Sud Sudan: nuovo vice presidente

di Giulio Albanese

Venerdì scorso, è stata diramata la notizia che il Sud Sudan ha, finalmente, un vice presidente. Si tratta di James Wani Igga che succede al controverso Riek Machar Teny, protagonista nei mesi scorsi di una sfida aperta nei confronti del presidente Salva Kiir Mayardit, nella lunga e già turbolenta corsa verso le elezioni del 2015. Igga appartiene al gruppo etnico Bari, il cui territorio circonda la capitale sudsudanese Juba. Una cosa è certa: il braccio di ferro tra Salva Kiir, che appartiene al gruppo Denka e Riek, leader dei Nuer, è tutt’altro che risolto.
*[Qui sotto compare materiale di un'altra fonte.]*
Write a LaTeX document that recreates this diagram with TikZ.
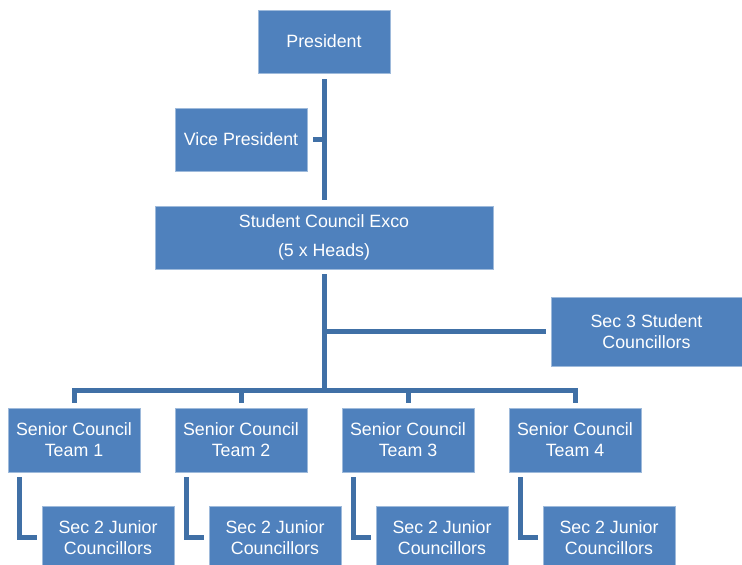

Del resto, la questione etnica è centrale in Sud Sudan, sia dal punto di vista politico che culturale, non foss’altro perché durante la guerra di liberazione contro il regime di Khartoum (1983-2005), Denka e Nuer furono spesso in disaccordo e addirittura si confrontarono militarmente. Il problema di fondo è che anche nel nuovo esecutivo sudsudanese, in cui Salva Kiir ha ridotto il numero dei ministeri da 29 a 18, è palese la predominanza dell’etnia Denka nella gestione del potere centrale. Basti pensare che sono solo quattro i neo ministri di etnia Nuer, mentre altrettanti provengono dai gruppi etnici dell’Equatoria, l’area meridionale del Paese, da sempre penalizzata dall’esuberanza dei Denka. Ci vorrà, comunque, ancora del tempo per realizzare uno nuovo “Stato” degno di questo nome nel Sud Sudan. Il rischio è che le formazioni partitiche locali, col tempo, assumano sempre più una connotazione etnica, come già avvenuto in molti Paesi dell’Africa Subsahariana. Ecco perché la pacifica convivenza di queste componenti dipenderà molto dalla capacità di saper gestire equamente gli aiuti che la comunità internazionale si è impegnata ad elargire e gli investimenti delle compagnie straniere. Sarebbe davvero un gaio se questi attori facessero dei “passi falsi” che potrebbero mettere a repentaglio la credibilità della nascente nazione sud sudanese. Tra l’altro, l’unità nazionale s’impone necessariamente se il Paese vuole evitare di uscire con le ossa rotte nella “guerra fredda” con il Nord. Fin quando, ad esempio, nella zona di Jonglei, vi saranno contrapposizioni tra i Lou Nuer e i Murle, il governo di Khartoum sarà libero di fare il bello e il cattivo tempo. Parafrasando un celebre detto attribuito a Massimo d’Azeglio, potremmo dire ”Fatto il Sud Sudan, ora bisogna fare i sud sudanesi”. È questa la grande responsabilità di Salva Kiir e dei suoi ministri.